Ho parlato per un’ora e 24 minuti con Mia san, la mia amica giapponese.
Le ho fatto compagnia mentre il tifone Hagibis stava per arrivare su Tokyo.
E ho scoperto che la sua percezione del pericolo e del dolore è tragicomica.
“Devo legare lavatrice perché ho paura che voli via”
“Scusa, ma dove la tieni?”
“Sul balcone”
Così mentre siti, telegiornali e social pubblicavano immagini devastanti del grande tifone, io immaginavo la lavatrice di Mia san volare per Shinjuku uccidendo passanti coraggiosi che sfidavano il vento.
“Ieri abbiamo fatto trasloco al lavoro, però il mio capo dice che non chiuderanno per l’emergenza tifone”
“Ma i treni non sono fermi?”
“Io devo prendere metro”
“E quindi?”
“Lui cattivo!
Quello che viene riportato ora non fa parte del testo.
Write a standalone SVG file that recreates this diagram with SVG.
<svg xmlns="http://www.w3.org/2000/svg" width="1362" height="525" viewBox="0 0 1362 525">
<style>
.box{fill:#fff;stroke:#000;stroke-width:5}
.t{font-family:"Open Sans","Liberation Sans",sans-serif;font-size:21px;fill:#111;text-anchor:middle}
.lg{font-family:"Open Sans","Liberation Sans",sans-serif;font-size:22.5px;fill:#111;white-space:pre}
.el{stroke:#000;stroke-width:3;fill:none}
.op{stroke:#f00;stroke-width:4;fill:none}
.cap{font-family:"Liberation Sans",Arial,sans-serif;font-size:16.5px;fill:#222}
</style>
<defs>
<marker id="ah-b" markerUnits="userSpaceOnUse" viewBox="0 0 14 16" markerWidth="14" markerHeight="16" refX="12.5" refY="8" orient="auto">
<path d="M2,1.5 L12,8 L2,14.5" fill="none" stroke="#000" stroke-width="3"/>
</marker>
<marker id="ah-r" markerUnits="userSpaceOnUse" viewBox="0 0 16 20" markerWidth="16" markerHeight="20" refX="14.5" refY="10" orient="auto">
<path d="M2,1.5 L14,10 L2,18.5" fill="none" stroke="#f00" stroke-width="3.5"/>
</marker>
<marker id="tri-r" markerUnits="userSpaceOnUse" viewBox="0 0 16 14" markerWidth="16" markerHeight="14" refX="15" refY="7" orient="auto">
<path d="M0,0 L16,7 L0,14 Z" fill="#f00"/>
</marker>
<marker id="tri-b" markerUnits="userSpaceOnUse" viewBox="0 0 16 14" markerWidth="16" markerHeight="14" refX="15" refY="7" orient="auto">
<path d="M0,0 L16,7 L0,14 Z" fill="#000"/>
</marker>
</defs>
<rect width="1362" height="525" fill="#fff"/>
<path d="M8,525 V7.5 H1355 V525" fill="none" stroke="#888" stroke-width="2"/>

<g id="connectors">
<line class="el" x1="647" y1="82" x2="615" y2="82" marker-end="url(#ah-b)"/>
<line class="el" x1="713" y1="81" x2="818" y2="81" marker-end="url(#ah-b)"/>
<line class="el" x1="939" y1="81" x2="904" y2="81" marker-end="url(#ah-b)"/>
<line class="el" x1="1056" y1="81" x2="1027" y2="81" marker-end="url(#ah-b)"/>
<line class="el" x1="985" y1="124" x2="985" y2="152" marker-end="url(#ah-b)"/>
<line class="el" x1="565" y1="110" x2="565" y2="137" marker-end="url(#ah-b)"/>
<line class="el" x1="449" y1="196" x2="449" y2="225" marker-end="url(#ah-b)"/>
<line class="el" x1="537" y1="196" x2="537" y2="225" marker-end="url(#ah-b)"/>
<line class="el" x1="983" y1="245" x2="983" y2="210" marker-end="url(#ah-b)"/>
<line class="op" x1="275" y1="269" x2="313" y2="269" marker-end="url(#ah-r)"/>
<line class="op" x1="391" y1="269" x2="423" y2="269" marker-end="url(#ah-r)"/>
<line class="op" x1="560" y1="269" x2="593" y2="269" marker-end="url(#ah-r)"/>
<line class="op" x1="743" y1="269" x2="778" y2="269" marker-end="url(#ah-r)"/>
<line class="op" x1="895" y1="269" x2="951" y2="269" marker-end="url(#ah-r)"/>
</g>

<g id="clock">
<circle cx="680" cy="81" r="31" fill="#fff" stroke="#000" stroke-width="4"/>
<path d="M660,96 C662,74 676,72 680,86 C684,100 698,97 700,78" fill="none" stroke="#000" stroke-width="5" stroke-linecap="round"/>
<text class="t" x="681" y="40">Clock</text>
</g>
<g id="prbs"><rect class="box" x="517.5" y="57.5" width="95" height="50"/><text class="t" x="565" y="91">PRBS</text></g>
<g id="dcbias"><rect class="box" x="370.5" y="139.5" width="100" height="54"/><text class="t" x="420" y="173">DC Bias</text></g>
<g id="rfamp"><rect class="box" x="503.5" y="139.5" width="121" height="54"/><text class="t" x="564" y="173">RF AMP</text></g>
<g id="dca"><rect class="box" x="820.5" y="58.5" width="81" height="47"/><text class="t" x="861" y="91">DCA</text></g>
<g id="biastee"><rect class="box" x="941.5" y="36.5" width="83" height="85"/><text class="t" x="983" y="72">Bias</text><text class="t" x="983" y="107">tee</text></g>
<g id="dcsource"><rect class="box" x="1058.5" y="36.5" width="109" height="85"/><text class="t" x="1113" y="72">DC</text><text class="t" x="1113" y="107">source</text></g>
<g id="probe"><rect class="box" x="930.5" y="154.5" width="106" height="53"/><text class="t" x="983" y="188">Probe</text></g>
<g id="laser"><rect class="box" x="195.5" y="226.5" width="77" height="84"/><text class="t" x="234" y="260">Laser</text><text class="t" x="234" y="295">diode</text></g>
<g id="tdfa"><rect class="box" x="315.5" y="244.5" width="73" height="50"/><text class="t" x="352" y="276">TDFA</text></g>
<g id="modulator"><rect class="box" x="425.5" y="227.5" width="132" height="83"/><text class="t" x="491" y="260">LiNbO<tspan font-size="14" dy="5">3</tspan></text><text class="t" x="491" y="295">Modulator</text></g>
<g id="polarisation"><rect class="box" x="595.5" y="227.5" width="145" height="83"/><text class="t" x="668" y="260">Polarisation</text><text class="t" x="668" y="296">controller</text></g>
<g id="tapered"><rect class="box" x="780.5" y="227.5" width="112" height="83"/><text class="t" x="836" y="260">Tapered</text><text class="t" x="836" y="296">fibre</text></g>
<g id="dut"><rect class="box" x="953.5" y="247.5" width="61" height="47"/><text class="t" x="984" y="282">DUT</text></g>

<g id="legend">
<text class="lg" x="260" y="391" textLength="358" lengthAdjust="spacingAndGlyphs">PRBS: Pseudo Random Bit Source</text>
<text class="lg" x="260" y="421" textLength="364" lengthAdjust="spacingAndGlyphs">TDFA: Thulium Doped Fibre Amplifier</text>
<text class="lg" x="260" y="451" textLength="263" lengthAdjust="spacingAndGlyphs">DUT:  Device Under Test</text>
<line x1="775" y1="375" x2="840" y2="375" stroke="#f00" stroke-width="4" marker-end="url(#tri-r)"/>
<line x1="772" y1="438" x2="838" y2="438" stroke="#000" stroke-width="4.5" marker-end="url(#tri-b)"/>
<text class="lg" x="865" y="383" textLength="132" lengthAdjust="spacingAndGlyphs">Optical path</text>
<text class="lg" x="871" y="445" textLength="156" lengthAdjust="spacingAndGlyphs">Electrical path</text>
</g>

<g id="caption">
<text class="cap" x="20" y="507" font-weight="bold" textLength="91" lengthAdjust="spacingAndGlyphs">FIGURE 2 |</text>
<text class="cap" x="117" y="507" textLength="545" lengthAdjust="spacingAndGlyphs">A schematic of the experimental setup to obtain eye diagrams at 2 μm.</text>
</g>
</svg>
Io non voglio più stare in Giappone”
Keiko, una mia conoscente che abita a Sukagawa, si è trovata tutto il primo piano della casa allagato. Ha dormito da alcuni amici, spera che l’assicurazione coprirà le spese per la ristrutturazione e si è rattristata perché la nostra foto che avevamo fatto insieme due anni fa si è rovinata.
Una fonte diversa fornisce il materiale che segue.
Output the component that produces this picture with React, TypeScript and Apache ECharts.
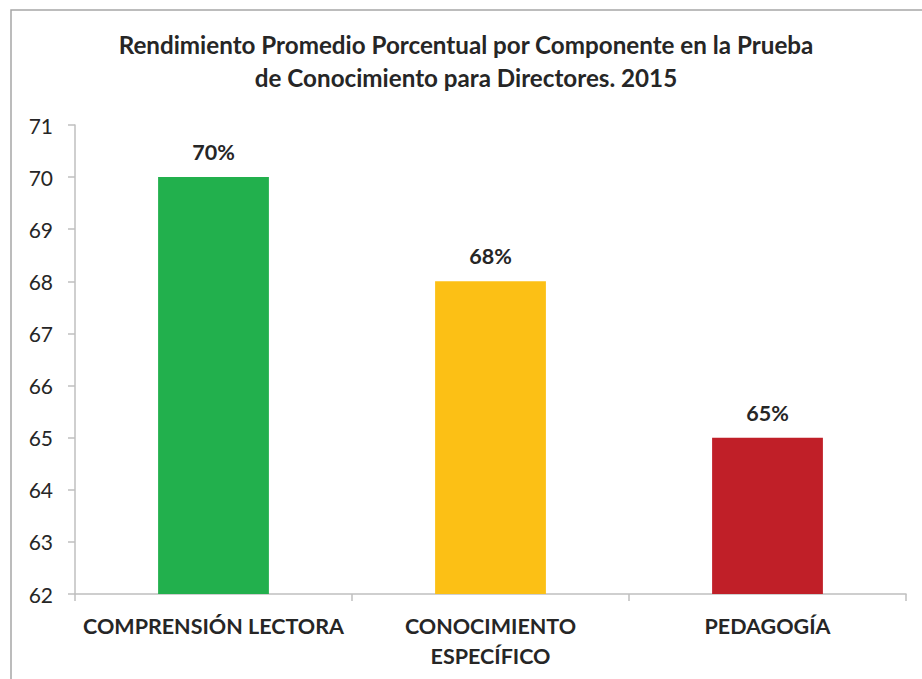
import React, { useEffect, useRef } from "react";
import * as echarts from "echarts";

const titleLines = [
  "Rendimiento Promedio Porcentual por Componente en la Prueba",
  "de Conocimiento para Directores. 2015",
];
const categories = ["COMPRENSIÓN LECTORA", "CONOCIMIENTO\nESPECÍFICO", "PEDAGOGÍA"];
const values = [70, 68, 65];
const barColors = ["#22B04D", "#FCC015", "#C01F28"];
const yMin = 62;
const yMax = 71;
const yInterval = 1;

const FONT = "Lato, 'Open Sans', sans-serif";

export default function App() {
  const ref = useRef<HTMLDivElement>(null);
  useEffect(() => {
    if (!ref.current) return;
    const chart = echarts.init(ref.current, undefined, { renderer: "svg" });
    chart.setOption({
      animation: false,
      backgroundColor: "#ffffff",
      textStyle: { fontFamily: FONT },
      title: {
        text: titleLines.join("\n"),
        left: 466,
        textAlign: "center",
        top: 28,
        padding: 0,
        textStyle: {
          fontFamily: FONT,
          fontSize: 24.2,
          fontWeight: "bold",
          color: "#262626",
          lineHeight: 33,
        },
      },
      graphic: [
        {
          type: "rect",
          shape: { x: 11, y: 10, width: 940, height: 700 },
          style: { fill: "none", stroke: "#a6a6a6", lineWidth: 1.5 },
          silent: true,
        },
      ],
      grid: { left: 75, right: 16, top: 125, bottom: 85 },
      xAxis: {
        type: "category",
        data: categories,
        axisLine: { show: true, lineStyle: { color: "#bfbfbf", width: 1.5 } },
        axisTick: { show: true, alignWithLabel: false, length: 7, lineStyle: { color: "#bfbfbf", width: 1.5 } },
        axisLabel: {
          fontFamily: FONT,
          fontSize: 21.5,
          fontWeight: "bold",
          color: "#262626",
          margin: 17,
          lineHeight: 30,
          interval: 0,
        },
      },
      yAxis: {
        type: "value",
        min: yMin,
        max: yMax,
        interval: yInterval,
        axisLine: { show: true, lineStyle: { color: "#bfbfbf", width: 1.5 } },
        axisTick: { show: true, length: 7, lineStyle: { color: "#bfbfbf", width: 1.5 } },
        splitLine: { show: false },
        axisLabel: {
          fontFamily: FONT,
          fontSize: 21,
          color: "#262626",
          margin: 22,
        },
      },
      series: [
        {
          type: "bar",
          barWidth: "40%",
          data: values.map((v, i) => ({ value: v, itemStyle: { color: barColors[i] } })),
          label: {
            show: true,
            position: "top",
            distance: 14,
            formatter: (p: any) => `${p.value}%`,
            fontFamily: FONT,
            fontSize: 21.5,
            fontWeight: "bold",
            color: "#262626",
          },
        },
      ],
    });
    return () => chart.dispose();
  }, []);
  return (
    <div
      ref={ref}
      style={{ position: "fixed", left: 0, top: 0, width: 922, height: 679 }}
    />
  );
}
Mia san invece alla fine non è andata al lavoro. Il suo capo si è cagato sotto e ha preferito tenere chiuso l’ufficio.
“Si però non mi pagano per questi due giorni. Lui cattivo”
Le partite di Rugby Italia – Nuova Zelanda e Inghilterra – Francia sono state cancellate per paura che qualcuno finisse seriamente nell’occhio del ciclone.
Ahimè ci abbiamo rimesso solo noi. La nostra nazionale è stata eliminata a tavolino.
È vero che battere gli All Balcks è come trovare intatto un cellulare dopo il passaggio di una mandria di bufali impazziti, però il solo fatto di non averci provato ha lasciato tutti con l’amaro in bocca.
“Potevano giocare dopo”
“Non lo so Mia san. Magari gli stadi erano prenotati per altre partite”
“Io non capisco”
“Guarda nemmeno io”
“Forse non dovevano organizzare durante periodo di tifone”
“Quindi è colpa del meteo?”
“Non lo so. A me non piace il rugby”
“Hai sentito il terremoto?”
“No, dormivo”
Mia san sembra non aver paura di nulla.
Dormiva nel 2011 quando lo Tsunami devastò il Tōhoku e Tokyo tremò così forte da far vibrare persino gli elastici delle mutande.
Non aveva sentito nulla. Era quasi rammaricata, perché mentre tutti gridavano e piangevano lei non trovava un motivo per soffrire. Nemmeno per i bicchieri rotti, visto che non si erano rotti.
È come se avesse una scudo che la difende da qualsiasi alterazione delle condizioni climatiche.
D’estate ha caldo, ma non troppo, d’inverno a freddo, ma non troppo.
Dice che cammina molto.
A oggi sono 26 i morti e 15 i dispersi il bilancio delle vittime del passaggio del tifone Hagibis.
Hagibis significa veloce in Tagalog, un’idioma filippino.
È anche il protagonista di uno dei primi fumetti filippini, scritto da Franciso V. Coching.
Già, Hagibis significa veloce, come il vento che ha soffiato oltre i 200 km all'ora, come il tempo di guarigione del cuore della mia amica giapponese.
Oggi c’era il sole a Tokyo. Un classico dopo la tempesta.